→ **The input**:
>>>
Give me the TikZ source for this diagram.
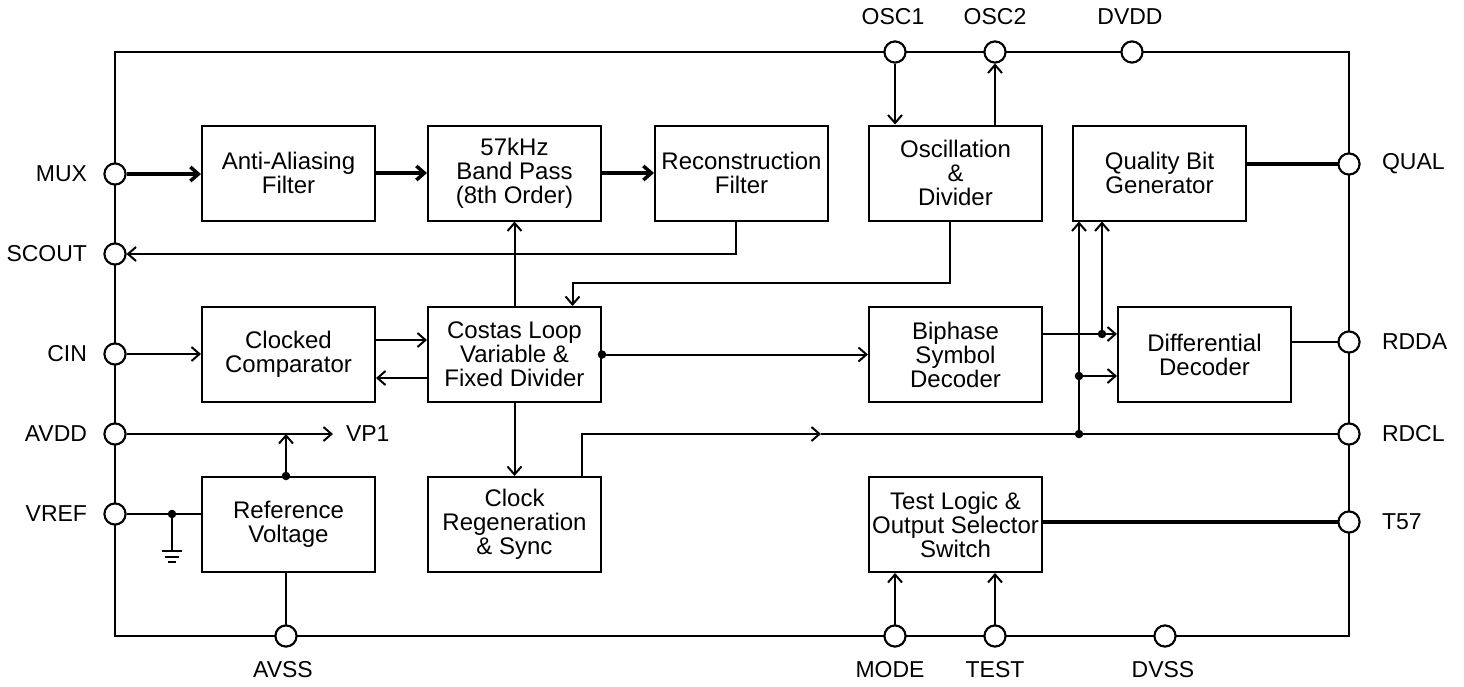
\documentclass[tikz,border=0pt]{standalone}
\usepackage{fontspec}
\setmainfont{Liberation Sans}
\usetikzlibrary{arrows.meta,calc}
\newcommand{\blkfont}{\fontsize{24}{24}\selectfont}
\newcommand{\pinfont}{\fontsize{23}{23}\selectfont}
\begin{document}
\begin{tikzpicture}[x=1pt,y=-1pt,
  line width=2pt,
  >={Straight Barb[length=8pt,width=14pt]},
  blk/.style={draw, line width=2pt, minimum width=173pt, minimum height=95pt, inner sep=0pt, align=center, font=\blkfont},
  pin/.style={circle, draw, fill=white, line width=2pt, minimum size=21pt, inner sep=0pt},
  lbl/.style={font=\pinfont, inner sep=0pt},
  bus/.style={line width=3.5pt},
  dotn/.style={circle, fill=black, minimum size=8.5pt, inner sep=0pt}
]
\useasboundingbox (0,0) rectangle (1464,686);
% frame
\draw (115,52) rectangle (1349,636);
% blocks
\node[blk] (aa)  at (288.5,173) {Anti-Aliasing\\Filter};
\node[blk] (bp)  at (514.5,173) {57kHz\\Band Pass\\(8th Order)};
\node[blk] (rf)  at (741.5,173) {Reconstruction\\Filter};
\node[blk] (osc) at (955.5,173) {Oscillation\\\&\\Divider};
\node[blk] (qb)  at (1159.5,173) {Quality Bit\\Generator};
\node[blk] (cc)  at (288.5,354.5) {Clocked\\Comparator};
\node[blk] (cl)  at (514.5,354.5) {Costas Loop\\Variable \&\\Fixed Divider};
\node[blk] (bs)  at (955.5,354.5) {Biphase\\Symbol\\Decoder};
\node[blk] (dd)  at (1204.5,354.5) {Differential\\Decoder};
\node[blk] (rv)  at (288.5,524.5) {Reference\\Voltage};
\node[blk] (cr)  at (514.5,524.5) {Clock\\Regeneration\\\& Sync};
\node[blk] (tl)  at (955.5,524.5) {Test Logic \&\\Output Selector\\Switch};
% pins
\node[pin] (mux)   at (115,174) {};
\node[pin] (scout) at (115,254) {};
\node[pin] (cin)   at (115,354) {};
\node[pin] (avdd)  at (115,434) {};
\node[pin] (vref)  at (115,514) {};
\node[pin] (osc1)  at (895,52) {};
\node[pin] (osc2)  at (995,52) {};
\node[pin] (dvdd)  at (1132,52) {};
\node[pin] (avss)  at (286,636) {};
\node[pin] (mode)  at (895,636) {};
\node[pin] (test)  at (995,636) {};
\node[pin] (dvss)  at (1165,636) {};
\node[pin] (qual)  at (1349,164) {};
\node[pin] (rdda)  at (1349,342) {};
\node[pin] (rdcl)  at (1349,434) {};
\node[pin] (t57)   at (1349,522) {};
% pin labels
\node[lbl, anchor=east] (lmux) at (88,174) {MUX};
\node[lbl, anchor=east] (lscout) at (88,254) {SCOUT};
\node[lbl, anchor=east] (lcin) at (88,354) {CIN};
\node[lbl, anchor=east] (lavdd) at (88,434) {AVDD};
\node[lbl, anchor=east] (lvref) at (88,514) {VREF};
\node[lbl] (losc1) at (893,17) {OSC1};
\node[lbl] (losc2) at (995,17) {OSC2};
\node[lbl] (ldvdd) at (1130,17) {DVDD};
\node[lbl] (lavss) at (283,670) {AVSS};
\node[lbl] (lmode) at (890,670) {MODE};
\node[lbl] (ltest) at (995,670) {TEST};
\node[lbl] (ldvss) at (1163,670) {DVSS};
\node[lbl, anchor=west] (lqual) at (1381,164) {QUAL};
\node[lbl, anchor=west] (lrdda) at (1381,342) {RDDA};
\node[lbl, anchor=west] (lrdcl) at (1381,434) {RDCL};
\node[lbl, anchor=west] (lt57) at (1381,522) {T57};
\node[lbl, anchor=west, inner sep=0pt] (vp1) at (345,434) {VP1};
% signal path
\draw[bus,->] (mux) -- (mux -| aa.west);
\draw[bus,->] (aa) -- (bp);
\draw[bus,->] (bp) -- (rf);
\draw[->] ([xshift=-6pt]rf.south) |- (scout);
\draw[->] (cl.north) -- (bp.south);
\draw[->] ([xshift=-5.5pt]osc.south) -- ++(0,61) -| ([xshift=58pt]cl.north);
\draw[->] (cin) -- (cin -| cc.west);
\draw[->] ([yshift=14.5pt]cc.east) -- ([yshift=14.5pt]cl.west);
\draw[->] ([yshift=-23.5pt]cl.west) -- ([yshift=-23.5pt]cc.east);
\node[dotn] (dcl) at (cl.east) {};
\draw[->] (cl.east) -- (bs.west);
\draw[->] (cl.south) -- (cr.north);
\coordinate (crt) at ([xshift=67.5pt]cr.north);
\coordinate (mid) at (821,434);
\draw[->] (crt) |- (mid);
\draw (mid) -- (rdcl);
% decoder region
\coordinate (bso) at ([yshift=20.5pt]bs.east);
\draw[->] (bso) -- (bso -| dd.west);
\node[dotn] (d1) at (1102,334) {};
\draw[->] (d1.center) -- (d1 |- qb.south);
\node[dotn] (d3) at (1079,434) {};
\node[dotn] (d2) at (1079,376) {};
\draw[->] (d3.center) -- (d3 |- qb.south);
\draw[->] (d2.center) -- (d2 -| dd.west);
\draw (rdda -| dd.east) -- (rdda);
\draw[bus] (qual -| qb.east) -- (qual);
\draw[bus] (t57 -| tl.east) -- (t57);
\draw[->] (mode) -- (mode |- tl.south);
\draw[->] (test) -- (test |- tl.south);
\draw[->] (osc1) -- (osc1 |- osc.north);
\draw[->] (osc2 |- osc.north) -- (osc2);
% power / reference
\coordinate (vpe) at (333,434);
\draw[->] (avdd) -- (vpe);
\node[dotn] (drv) at ([xshift=-2.5pt]rv.north) {};
\draw[->] (drv.center) -- (drv |- avdd);
\draw (vref) -- (vref -| rv.west);
\node[dotn] (dg) at (172,514) {};
\coordinate (gnd) at (172,551);
\draw (dg.center) -- (gnd);
\draw ([xshift=-10pt]gnd) -- ([xshift=10pt]gnd);
\draw ([xshift=-7pt,yshift=-6pt]gnd) -- ([xshift=7pt,yshift=-6pt]gnd);
\draw ([xshift=-4pt,yshift=-11pt]gnd) -- ([xshift=4pt,yshift=-11pt]gnd);
\draw ([xshift=-2.5pt]rv.south) -- (avss);
% redraw pins on top
\foreach \p in {mux,scout,cin,avdd,vref,osc1,osc2,dvdd,avss,mode,test,dvss,qual,rdda,rdcl,t57}
  \draw[fill=white, line width=2pt] (\p) circle (10.5);
\end{tikzpicture}
\end{document}
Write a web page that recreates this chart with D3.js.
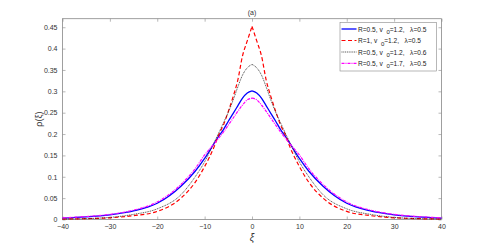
<<<
→ **What is required**: Without the pictures, output the full listing exactly as it stands.

→ **Output for this task**:
Give me the TikZ source for this diagram.
\documentclass[tikz,border=0pt]{standalone}
\usepackage{fontspec}
\setmainfont{Liberation Sans}
\usetikzlibrary{arrows.meta,calc}
\newcommand{\blkfont}{\fontsize{24}{24}\selectfont}
\newcommand{\pinfont}{\fontsize{23}{23}\selectfont}
\begin{document}
\begin{tikzpicture}[x=1pt,y=-1pt,
  line width=2pt,
  >={Straight Barb[length=8pt,width=14pt]},
  blk/.style={draw, line width=2pt, minimum width=173pt, minimum height=95pt, inner sep=0pt, align=center, font=\blkfont},
  pin/.style={circle, draw, fill=white, line width=2pt, minimum size=21pt, inner sep=0pt},
  lbl/.style={font=\pinfont, inner sep=0pt},
  bus/.style={line width=3.5pt},
  dotn/.style={circle, fill=black, minimum size=8.5pt, inner sep=0pt}
]
\useasboundingbox (0,0) rectangle (1464,686);
% frame
\draw (115,52) rectangle (1349,636);
% blocks
\node[blk] (aa)  at (288.5,173) {Anti-Aliasing\\Filter};
\node[blk] (bp)  at (514.5,173) {57kHz\\Band Pass\\(8th Order)};
\node[blk] (rf)  at (741.5,173) {Reconstruction\\Filter};
\node[blk] (osc) at (955.5,173) {Oscillation\\\&\\Divider};
\node[blk] (qb)  at (1159.5,173) {Quality Bit\\Generator};
\node[blk] (cc)  at (288.5,354.5) {Clocked\\Comparator};
\node[blk] (cl)  at (514.5,354.5) {Costas Loop\\Variable \&\\Fixed Divider};
\node[blk] (bs)  at (955.5,354.5) {Biphase\\Symbol\\Decoder};
\node[blk] (dd)  at (1204.5,354.5) {Differential\\Decoder};
\node[blk] (rv)  at (288.5,524.5) {Reference\\Voltage};
\node[blk] (cr)  at (514.5,524.5) {Clock\\Regeneration\\\& Sync};
\node[blk] (tl)  at (955.5,524.5) {Test Logic \&\\Output Selector\\Switch};
% pins
\node[pin] (mux)   at (115,174) {};
\node[pin] (scout) at (115,254) {};
\node[pin] (cin)   at (115,354) {};
\node[pin] (avdd)  at (115,434) {};
\node[pin] (vref)  at (115,514) {};
\node[pin] (osc1)  at (895,52) {};
\node[pin] (osc2)  at (995,52) {};
\node[pin] (dvdd)  at (1132,52) {};
\node[pin] (avss)  at (286,636) {};
\node[pin] (mode)  at (895,636) {};
\node[pin] (test)  at (995,636) {};
\node[pin] (dvss)  at (1165,636) {};
\node[pin] (qual)  at (1349,164) {};
\node[pin] (rdda)  at (1349,342) {};
\node[pin] (rdcl)  at (1349,434) {};
\node[pin] (t57)   at (1349,522) {};
% pin labels
\node[lbl, anchor=east] (lmux) at (88,174) {MUX};
\node[lbl, anchor=east] (lscout) at (88,254) {SCOUT};
\node[lbl, anchor=east] (lcin) at (88,354) {CIN};
\node[lbl, anchor=east] (lavdd) at (88,434) {AVDD};
\node[lbl, anchor=east] (lvref) at (88,514) {VREF};
\node[lbl] (losc1) at (893,17) {OSC1};
\node[lbl] (losc2) at (995,17) {OSC2};
\node[lbl] (ldvdd) at (1130,17) {DVDD};
\node[lbl] (lavss) at (283,670) {AVSS};
\node[lbl] (lmode) at (890,670) {MODE};
\node[lbl] (ltest) at (995,670) {TEST};
\node[lbl] (ldvss) at (1163,670) {DVSS};
\node[lbl, anchor=west] (lqual) at (1381,164) {QUAL};
\node[lbl, anchor=west] (lrdda) at (1381,342) {RDDA};
\node[lbl, anchor=west] (lrdcl) at (1381,434) {RDCL};
\node[lbl, anchor=west] (lt57) at (1381,522) {T57};
\node[lbl, anchor=west, inner sep=0pt] (vp1) at (345,434) {VP1};
% signal path
\draw[bus,->] (mux) -- (mux -| aa.west);
\draw[bus,->] (aa) -- (bp);
\draw[bus,->] (bp) -- (rf);
\draw[->] ([xshift=-6pt]rf.south) |- (scout);
\draw[->] (cl.north) -- (bp.south);
\draw[->] ([xshift=-5.5pt]osc.south) -- ++(0,61) -| ([xshift=58pt]cl.north);
\draw[->] (cin) -- (cin -| cc.west);
\draw[->] ([yshift=14.5pt]cc.east) -- ([yshift=14.5pt]cl.west);
\draw[->] ([yshift=-23.5pt]cl.west) -- ([yshift=-23.5pt]cc.east);
\node[dotn] (dcl) at (cl.east) {};
\draw[->] (cl.east) -- (bs.west);
\draw[->] (cl.south) -- (cr.north);
\coordinate (crt) at ([xshift=67.5pt]cr.north);
\coordinate (mid) at (821,434);
\draw[->] (crt) |- (mid);
\draw (mid) -- (rdcl);
% decoder region
\coordinate (bso) at ([yshift=20.5pt]bs.east);
\draw[->] (bso) -- (bso -| dd.west);
\node[dotn] (d1) at (1102,334) {};
\draw[->] (d1.center) -- (d1 |- qb.south);
\node[dotn] (d3) at (1079,434) {};
\node[dotn] (d2) at (1079,376) {};
\draw[->] (d3.center) -- (d3 |- qb.south);
\draw[->] (d2.center) -- (d2 -| dd.west);
\draw (rdda -| dd.east) -- (rdda);
\draw[bus] (qual -| qb.east) -- (qual);
\draw[bus] (t57 -| tl.east) -- (t57);
\draw[->] (mode) -- (mode |- tl.south);
\draw[->] (test) -- (test |- tl.south);
\draw[->] (osc1) -- (osc1 |- osc.north);
\draw[->] (osc2 |- osc.north) -- (osc2);
% power / reference
\coordinate (vpe) at (333,434);
\draw[->] (avdd) -- (vpe);
\node[dotn] (drv) at ([xshift=-2.5pt]rv.north) {};
\draw[->] (drv.center) -- (drv |- avdd);
\draw (vref) -- (vref -| rv.west);
\node[dotn] (dg) at (172,514) {};
\coordinate (gnd) at (172,551);
\draw (dg.center) -- (gnd);
\draw ([xshift=-10pt]gnd) -- ([xshift=10pt]gnd);
\draw ([xshift=-7pt,yshift=-6pt]gnd) -- ([xshift=7pt,yshift=-6pt]gnd);
\draw ([xshift=-4pt,yshift=-11pt]gnd) -- ([xshift=4pt,yshift=-11pt]gnd);
\draw ([xshift=-2.5pt]rv.south) -- (avss);
% redraw pins on top
\foreach \p in {mux,scout,cin,avdd,vref,osc1,osc2,dvdd,avss,mode,test,dvss,qual,rdda,rdcl,t57}
  \draw[fill=white, line width=2pt] (\p) circle (10.5);
\end{tikzpicture}
\end{document}
Write a web page that recreates this chart with D3.js.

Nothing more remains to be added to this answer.